Places where and when species meet: human and non-human relationships in a new cultural and natural environment 
Convenors:
Marjetka Golež Kaučič (Research Centre of Slovenian Academy of Sciences and Arts)
Suzana Marjanić (Institute of Ethnology and Folklore Research )
Location:
Tower A, Piso 1, Room 103
Start time:
20 April, 2011 at
Time zone: Europe/Lisbon
Session slots:
3

Short Abstract:

This panel will address the issue of the places and spaces in which human and non-human beings can meet as 'subjects' and in which a new ecocriticism of anthropocentrism develops and establishes new roles of non-human subjectivity in culture.

Long Abstract:

This panel will address the issue of the places and spaces in which human and non-human beings can meet as 'subjects' and in which a new ecocriticism of anthropocentrism develops and establishes new roles of non-human subjectivity. Can this be found in folklore, material and social folk culture, and literature, or does it involve new cultural and social places recorded by anthropologists?

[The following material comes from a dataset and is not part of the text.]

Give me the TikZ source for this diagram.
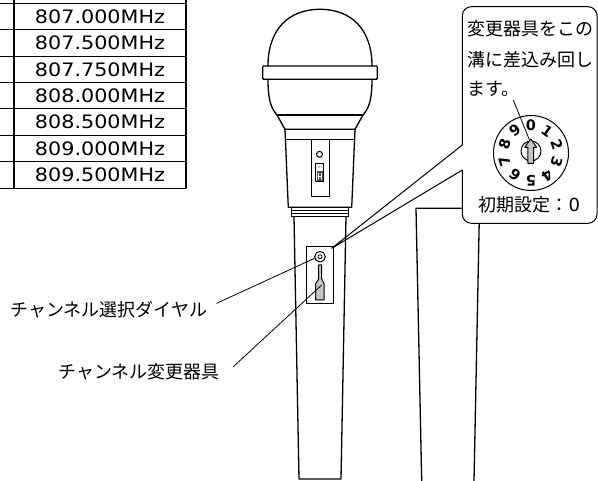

The leading topics of this panel's theoretic discourse may range from human speciesism, through love towards another, and even to 'I am an animal, therefore I am' as a Derridian provocation and transformation of Descartes' 'I think, therefore I am.' The panel should thus use a multidisciplinary approach to determine whether folklore researchers, ethnologists, anthropologists, and others require new theoretical foundations (e.g. animal anthropology, anthrozoology, zoofolklore, ecocriticism, and critical animal studies) to study the animal and human elements in culture, and new ethical and ecological guidelines to study the relationships between the human and other animals and the spaces they both shape. It is completely clear that in the face of the global ecocide it is high time that ethnology / folklore studies / anthropology assumed the instruments of critical animal studies in order to truly become engaged research fields.